### TASK REQUIREMENTS
Output the first line of the listing and each line after it, up to and including the line that contains "const yDomain = [-0.9416, 0.4985];", exactly as written, minus the pictures.

— Start SUPPLIED MATERIAL —

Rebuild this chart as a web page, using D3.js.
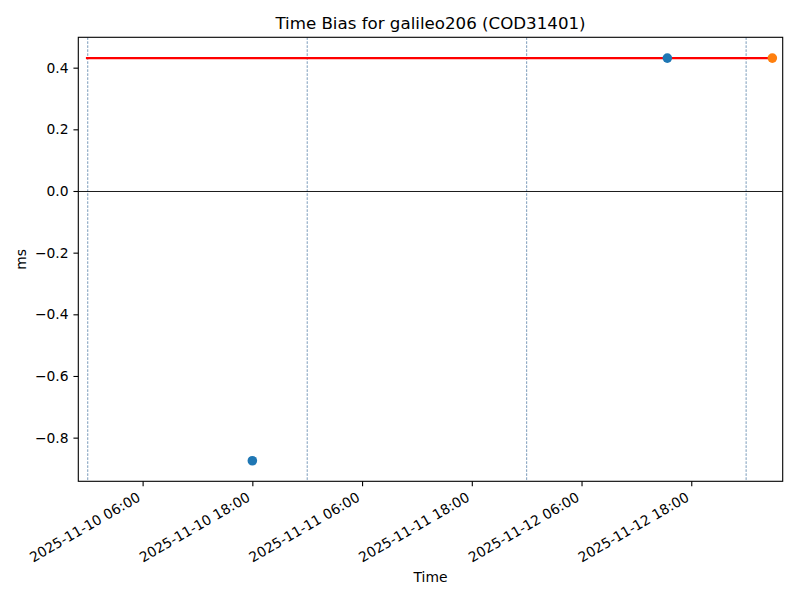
<!DOCTYPE html>
<html><head><meta charset="utf-8">
<script src="https://cdn.jsdelivr.net/npm/d3@7"></script>
<style>body{margin:0;background:#fff;} text{font-family:"DejaVu Sans",sans-serif;}</style>
</head><body><svg id="c" width="800" height="600"></svg>
<script>
const parse = d3.timeParse("%Y-%m-%d %H:%M");
const pointTimes = ["2025-11-10 18:00", "2025-11-12 15:23"];
const pointValues = [-0.875, 0.431];
const latestTime = ["2025-11-13 02:52"];
const latestValue = [0.431];
const meanLineTimes = ["2025-11-09 23:48", "2025-11-13 02:52"];
const meanLineValue = 0.431;
const dayLines = ["2025-11-10 00:00", "2025-11-11 00:00", "2025-11-12 00:00", "2025-11-13 00:00"];
const xTicks = ["2025-11-10 06:00", "2025-11-10 18:00", "2025-11-11 06:00", "2025-11-11 18:00", "2025-11-12 06:00", "2025-11-12 18:00"];
const yTicks = [-0.8, -0.6, -0.4, -0.2, 0.0, 0.2, 0.4];
const xDomain = ["2025-11-09 22:58", "2025-11-13 04:00"];
const yDomain = [-0.9416, 0.4985];

const L = 78.3, R = 782.7, T = 37.3, B = 481.3;
const FS = 13.89, TS = 16.67, TL = 4.86, PAD = 4.86;
const svg = d3.select("#c");
const x = d3.scaleTime().domain(xDomain.map(parse)).range([L, R]);
const y = d3.scaleLinear().domain(yDomain).range([B, T]);

svg.append("defs").append("clipPath").attr("id", "clp")
  .append("rect").attr("x", L).attr("y", T).attr("width", R - L).attr("height", B - T);
const g = svg.append("g").attr("clip-path", "url(#clp)");

// day lines
g.selectAll("line.day").data(dayLines.map(parse)).enter().append("line")
  .attr("x1", d => x(d)).attr("x2", d => x(d)).attr("y1", T).attr("y2", B)
  .attr("stroke", "#3f6f9c").attr("stroke-width", 0.7).attr("stroke-dasharray", "2.6,1.4");

// zero line
g.append("line").attr("x1", L).attr("x2", R).attr("y1", y(0) + 0.5).attr("y2", y(0) + 0.5)
  .attr("stroke", "#000").attr("stroke-width", 0.9);

// mean line
g.append("line").attr("x1", x(parse(meanLineTimes[0]))).attr("x2", x(parse(meanLineTimes[1])))
  .attr("y1", y(meanLineValue)).attr("y2", y(meanLineValue))
  .attr("stroke", "#ff0000").attr("stroke-width", 2.08);

// points
g.selectAll("circle.p").data(pointTimes.map((t, i) => [parse(t), pointValues[i]])).enter().append("circle")
  .attr("cx", d => x(d[0])).attr("cy", d => y(d[1])).attr("r", 4.8).attr("fill", "#1f77b4");
g.selectAll("circle.l").data(latestTime.map((t, i) => [parse(t), latestValue[i]])).enter().append("circle")
  .attr("cx", d => x(d[0])).attr("cy", d => y(d[1])).attr("r", 4.8).attr("fill", "#ff7f0e");

// frame
svg.append("rect").attr("x", L).attr("y", T).attr("width", R - L).attr("height", B - T)
  .attr("fill", "none").attr("stroke", "#000").attr("stroke-width", 1.1);

// x axis
const fmt = d3.timeFormat("%Y-%m-%d %H:%M");
const xa = svg.append("g").attr("transform", `translate(0,${B})`)
  .call(d3.axisBottom(x).tickValues(xTicks.map(parse)).tickSize(TL).tickFormat(fmt));
xa.select(".domain").remove();
xa.selectAll("line").attr("stroke", "#000").attr("stroke-width", 1.1);
const asc = 0.76 * FS, desc = 0.24 * FS;
const px = -desc * 0.5, py = TL + PAD + asc * 0.866;
xa.selectAll("text").attr("font-size", FS + "px").attr("fill", "#000")
  .attr("text-anchor", "end").attr("dy", null).attr("y", 0).attr("x", 0)
  .attr("transform", `translate(${px},${py}) rotate(-30)`);

// y axis
const ya = svg.append("g").attr("transform", `translate(${L},0)`)
  .call(d3.axisLeft(y).tickValues(yTicks).tickSize(TL).tickFormat(d => d === 0 ? "0.0" : d3.format(".1f")(d).replace("-", "\u2212")));
ya.select(".domain").remove();
ya.selectAll("line").attr("stroke", "#000").attr("stroke-width", 1.1);
ya.selectAll("text").attr("font-size", FS + "px").attr("fill", "#000").attr("x", -(TL + PAD));

// labels
svg.append("text").attr("x", (L + R) / 2).attr("y", 29).attr("text-anchor", "middle")
  .attr("font-size", TS + "px").text("Time Bias for galileo206 (COD31401)");
svg.append("text").attr("x", (L + R) / 2).attr("y", 582).attr("text-anchor", "middle")
  .attr("font-size", FS + "px").text("Time");
svg.append("text").attr("transform", `translate(26,${(T + B) / 2}) rotate(-90)`).attr("text-anchor", "middle")
  .attr("font-size", FS + "px").text("ms");
</script></body></html>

— End SUPPLIED MATERIAL —

### ANSWER TO THIS EXERCISE
Rebuild this chart as a web page, using D3.js.
<!DOCTYPE html>
<html><head><meta charset="utf-8">
<script src="https://cdn.jsdelivr.net/npm/d3@7"></script>
<style>body{margin:0;background:#fff;} text{font-family:"DejaVu Sans",sans-serif;}</style>
</head><body><svg id="c" width="800" height="600"></svg>
<script>
const parse = d3.timeParse("%Y-%m-%d %H:%M");
const pointTimes = ["2025-11-10 18:00", "2025-11-12 15:23"];
const pointValues = [-0.875, 0.431];
const latestTime = ["2025-11-13 02:52"];
const latestValue = [0.431];
const meanLineTimes = ["2025-11-09 23:48", "2025-11-13 02:52"];
const meanLineValue = 0.431;
const dayLines = ["2025-11-10 00:00", "2025-11-11 00:00", "2025-11-12 00:00", "2025-11-13 00:00"];
const xTicks = ["2025-11-10 06:00", "2025-11-10 18:00", "2025-11-11 06:00", "2025-11-11 18:00", "2025-11-12 06:00", "2025-11-12 18:00"];
const yTicks = [-0.8, -0.6, -0.4, -0.2, 0.0, 0.2, 0.4];
const xDomain = ["2025-11-09 22:58", "2025-11-13 04:00"];
const yDomain = [-0.9416, 0.4985];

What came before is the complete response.